= Stated goal =
In this exercise, the entries below include pictures. Repeat exactly the lines from the line with "What matplotlib code" to the line with "plt.rcParams['font.family'] = ['Liberation", including both, but without the pictures.

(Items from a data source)
Start

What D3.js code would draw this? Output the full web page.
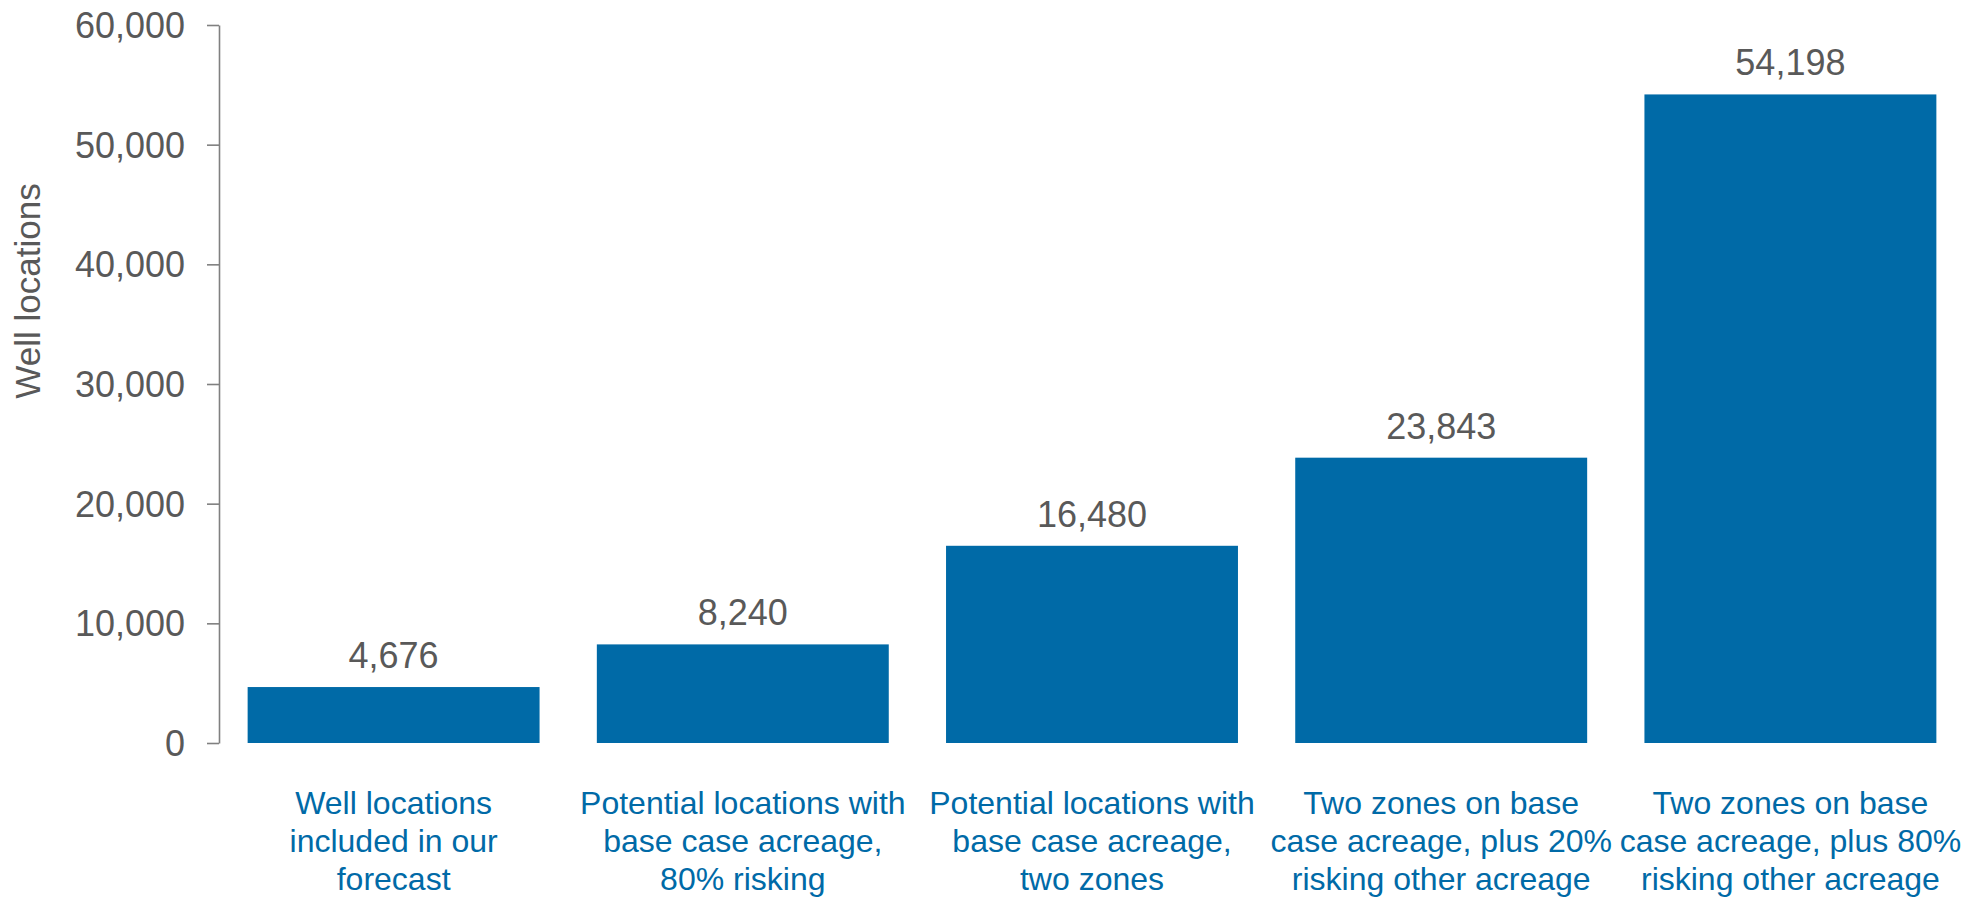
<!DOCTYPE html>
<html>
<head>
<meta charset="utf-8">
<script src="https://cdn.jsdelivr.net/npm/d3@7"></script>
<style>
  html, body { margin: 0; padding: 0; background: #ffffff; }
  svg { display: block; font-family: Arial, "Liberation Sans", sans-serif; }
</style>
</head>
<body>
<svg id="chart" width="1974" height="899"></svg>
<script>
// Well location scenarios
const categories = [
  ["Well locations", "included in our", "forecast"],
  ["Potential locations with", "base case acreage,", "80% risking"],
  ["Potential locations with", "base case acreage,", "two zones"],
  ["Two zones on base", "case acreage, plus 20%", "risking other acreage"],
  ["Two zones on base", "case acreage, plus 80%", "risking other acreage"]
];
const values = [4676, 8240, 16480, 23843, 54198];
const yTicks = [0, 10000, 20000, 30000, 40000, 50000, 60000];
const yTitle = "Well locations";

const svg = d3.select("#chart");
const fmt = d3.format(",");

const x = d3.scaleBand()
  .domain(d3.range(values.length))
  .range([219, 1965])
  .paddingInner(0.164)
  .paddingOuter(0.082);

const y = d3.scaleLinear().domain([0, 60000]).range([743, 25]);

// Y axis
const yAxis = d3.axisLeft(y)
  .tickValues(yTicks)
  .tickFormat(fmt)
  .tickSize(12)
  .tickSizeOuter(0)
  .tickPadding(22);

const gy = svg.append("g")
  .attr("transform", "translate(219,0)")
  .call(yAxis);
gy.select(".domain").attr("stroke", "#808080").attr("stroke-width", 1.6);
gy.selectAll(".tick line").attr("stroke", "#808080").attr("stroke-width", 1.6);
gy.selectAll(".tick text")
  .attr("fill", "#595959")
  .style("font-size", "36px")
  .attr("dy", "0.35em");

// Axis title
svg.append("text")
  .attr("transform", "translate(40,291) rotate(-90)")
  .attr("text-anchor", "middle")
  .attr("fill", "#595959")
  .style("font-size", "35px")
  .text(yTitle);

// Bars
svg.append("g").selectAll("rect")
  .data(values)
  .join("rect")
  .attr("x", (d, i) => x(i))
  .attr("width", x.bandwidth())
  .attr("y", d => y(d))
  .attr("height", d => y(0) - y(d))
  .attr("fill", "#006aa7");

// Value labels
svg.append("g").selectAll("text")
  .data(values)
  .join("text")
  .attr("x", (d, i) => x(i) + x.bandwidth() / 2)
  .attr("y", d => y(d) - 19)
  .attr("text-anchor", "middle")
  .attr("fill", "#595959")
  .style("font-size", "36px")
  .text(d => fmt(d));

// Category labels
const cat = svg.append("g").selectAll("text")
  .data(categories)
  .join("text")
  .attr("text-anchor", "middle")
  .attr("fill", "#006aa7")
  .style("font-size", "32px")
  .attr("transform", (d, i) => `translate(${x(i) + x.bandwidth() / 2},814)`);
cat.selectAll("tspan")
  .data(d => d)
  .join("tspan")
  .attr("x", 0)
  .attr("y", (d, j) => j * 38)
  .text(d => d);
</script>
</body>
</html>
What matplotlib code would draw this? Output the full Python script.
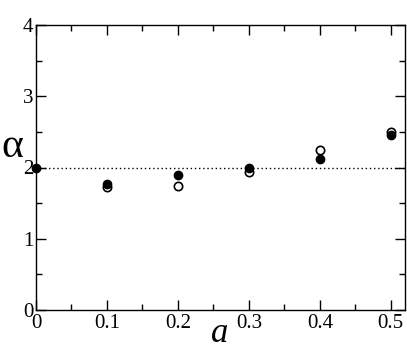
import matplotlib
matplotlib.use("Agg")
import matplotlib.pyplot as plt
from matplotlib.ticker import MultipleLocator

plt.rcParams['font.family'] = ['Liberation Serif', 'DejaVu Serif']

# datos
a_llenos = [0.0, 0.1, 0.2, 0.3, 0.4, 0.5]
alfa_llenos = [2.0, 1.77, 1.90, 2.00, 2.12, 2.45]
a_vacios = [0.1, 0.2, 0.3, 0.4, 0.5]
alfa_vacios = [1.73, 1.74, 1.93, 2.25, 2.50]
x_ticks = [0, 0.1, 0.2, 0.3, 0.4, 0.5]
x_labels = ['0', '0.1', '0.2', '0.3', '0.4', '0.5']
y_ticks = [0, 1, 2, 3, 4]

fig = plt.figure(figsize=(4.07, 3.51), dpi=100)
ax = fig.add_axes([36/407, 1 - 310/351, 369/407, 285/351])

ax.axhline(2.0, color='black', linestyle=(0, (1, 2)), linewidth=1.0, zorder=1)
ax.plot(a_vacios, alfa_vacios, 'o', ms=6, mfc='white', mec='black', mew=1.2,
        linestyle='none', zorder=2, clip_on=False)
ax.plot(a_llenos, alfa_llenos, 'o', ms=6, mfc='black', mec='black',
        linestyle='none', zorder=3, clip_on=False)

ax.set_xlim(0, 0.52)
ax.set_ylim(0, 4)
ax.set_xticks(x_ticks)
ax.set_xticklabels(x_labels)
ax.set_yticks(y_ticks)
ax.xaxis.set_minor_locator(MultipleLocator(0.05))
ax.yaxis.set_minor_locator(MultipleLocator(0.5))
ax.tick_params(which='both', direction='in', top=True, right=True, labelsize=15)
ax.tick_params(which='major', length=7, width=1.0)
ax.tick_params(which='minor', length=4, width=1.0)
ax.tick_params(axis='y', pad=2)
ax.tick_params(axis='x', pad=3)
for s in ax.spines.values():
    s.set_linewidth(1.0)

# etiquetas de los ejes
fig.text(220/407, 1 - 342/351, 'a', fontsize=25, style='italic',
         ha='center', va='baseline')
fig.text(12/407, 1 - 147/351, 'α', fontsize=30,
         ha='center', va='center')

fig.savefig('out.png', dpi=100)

End
Start

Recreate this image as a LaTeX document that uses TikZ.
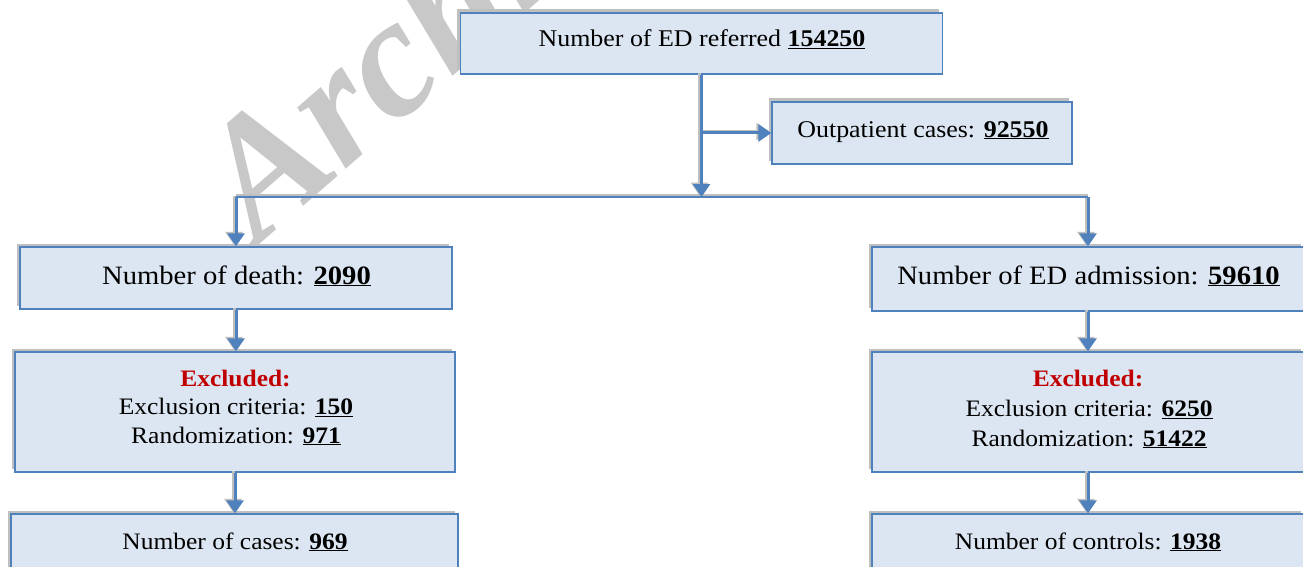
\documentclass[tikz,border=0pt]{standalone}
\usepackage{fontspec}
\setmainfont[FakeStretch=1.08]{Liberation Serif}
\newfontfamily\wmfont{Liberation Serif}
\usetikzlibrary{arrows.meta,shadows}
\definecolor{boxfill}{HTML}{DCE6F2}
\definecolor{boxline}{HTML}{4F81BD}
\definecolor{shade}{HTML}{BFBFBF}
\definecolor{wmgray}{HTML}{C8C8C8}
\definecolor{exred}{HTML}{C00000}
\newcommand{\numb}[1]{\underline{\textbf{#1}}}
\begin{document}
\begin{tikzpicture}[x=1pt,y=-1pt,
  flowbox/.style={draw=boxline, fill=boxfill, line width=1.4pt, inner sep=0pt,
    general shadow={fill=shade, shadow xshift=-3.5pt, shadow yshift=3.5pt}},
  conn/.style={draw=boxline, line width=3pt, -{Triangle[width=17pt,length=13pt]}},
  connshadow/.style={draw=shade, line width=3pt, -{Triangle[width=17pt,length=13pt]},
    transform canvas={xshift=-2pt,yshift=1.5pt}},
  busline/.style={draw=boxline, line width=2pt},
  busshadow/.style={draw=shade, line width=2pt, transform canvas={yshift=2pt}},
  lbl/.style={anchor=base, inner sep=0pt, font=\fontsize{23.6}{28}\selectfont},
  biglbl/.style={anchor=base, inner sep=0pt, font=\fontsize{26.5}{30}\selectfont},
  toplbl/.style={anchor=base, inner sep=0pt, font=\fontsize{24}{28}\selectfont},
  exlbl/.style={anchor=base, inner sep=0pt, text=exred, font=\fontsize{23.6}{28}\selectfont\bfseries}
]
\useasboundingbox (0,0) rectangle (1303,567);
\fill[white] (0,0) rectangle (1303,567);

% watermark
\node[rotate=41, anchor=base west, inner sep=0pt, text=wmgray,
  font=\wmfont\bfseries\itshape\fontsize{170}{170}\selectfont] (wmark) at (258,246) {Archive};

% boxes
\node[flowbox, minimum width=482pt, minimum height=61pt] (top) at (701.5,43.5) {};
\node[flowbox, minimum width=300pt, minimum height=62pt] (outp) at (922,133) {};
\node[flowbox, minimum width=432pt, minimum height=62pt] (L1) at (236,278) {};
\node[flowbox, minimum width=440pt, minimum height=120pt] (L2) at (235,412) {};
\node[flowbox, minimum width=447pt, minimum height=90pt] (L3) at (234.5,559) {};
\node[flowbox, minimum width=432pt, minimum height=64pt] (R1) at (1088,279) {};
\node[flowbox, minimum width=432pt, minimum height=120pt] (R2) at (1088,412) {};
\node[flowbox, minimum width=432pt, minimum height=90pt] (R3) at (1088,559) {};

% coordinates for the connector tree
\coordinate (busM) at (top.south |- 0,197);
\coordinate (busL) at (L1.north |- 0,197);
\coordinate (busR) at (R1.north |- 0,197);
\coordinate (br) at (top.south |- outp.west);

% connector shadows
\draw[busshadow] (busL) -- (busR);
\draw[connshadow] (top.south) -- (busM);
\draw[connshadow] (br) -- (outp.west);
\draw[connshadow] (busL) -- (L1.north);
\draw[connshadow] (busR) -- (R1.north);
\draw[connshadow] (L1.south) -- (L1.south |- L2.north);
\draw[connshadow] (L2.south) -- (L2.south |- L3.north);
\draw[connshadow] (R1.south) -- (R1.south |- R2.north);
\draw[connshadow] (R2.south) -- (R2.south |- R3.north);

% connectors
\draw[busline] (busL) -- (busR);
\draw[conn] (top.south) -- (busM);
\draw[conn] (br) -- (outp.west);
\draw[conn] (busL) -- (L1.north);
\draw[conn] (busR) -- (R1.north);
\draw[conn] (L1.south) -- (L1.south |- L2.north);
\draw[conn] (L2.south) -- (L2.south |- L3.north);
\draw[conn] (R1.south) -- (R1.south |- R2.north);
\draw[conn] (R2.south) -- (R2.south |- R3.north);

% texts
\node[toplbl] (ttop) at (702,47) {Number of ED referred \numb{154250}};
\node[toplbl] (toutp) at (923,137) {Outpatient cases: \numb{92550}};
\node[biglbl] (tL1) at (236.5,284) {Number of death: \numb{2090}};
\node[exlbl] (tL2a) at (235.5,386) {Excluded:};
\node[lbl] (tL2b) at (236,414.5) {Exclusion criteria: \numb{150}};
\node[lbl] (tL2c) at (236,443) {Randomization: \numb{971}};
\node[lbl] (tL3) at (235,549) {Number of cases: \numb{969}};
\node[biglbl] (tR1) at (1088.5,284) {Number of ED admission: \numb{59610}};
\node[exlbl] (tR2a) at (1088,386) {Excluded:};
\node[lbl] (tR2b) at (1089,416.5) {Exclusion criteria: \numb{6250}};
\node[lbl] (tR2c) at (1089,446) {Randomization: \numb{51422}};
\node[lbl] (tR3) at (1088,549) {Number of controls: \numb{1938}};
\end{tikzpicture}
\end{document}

End

= Correct answer =
What matplotlib code would draw this? Output the full Python script.
import matplotlib
matplotlib.use("Agg")
import matplotlib.pyplot as plt
from matplotlib.ticker import MultipleLocator

plt.rcParams['font.family'] = ['Liberation Serif', 'DejaVu Serif']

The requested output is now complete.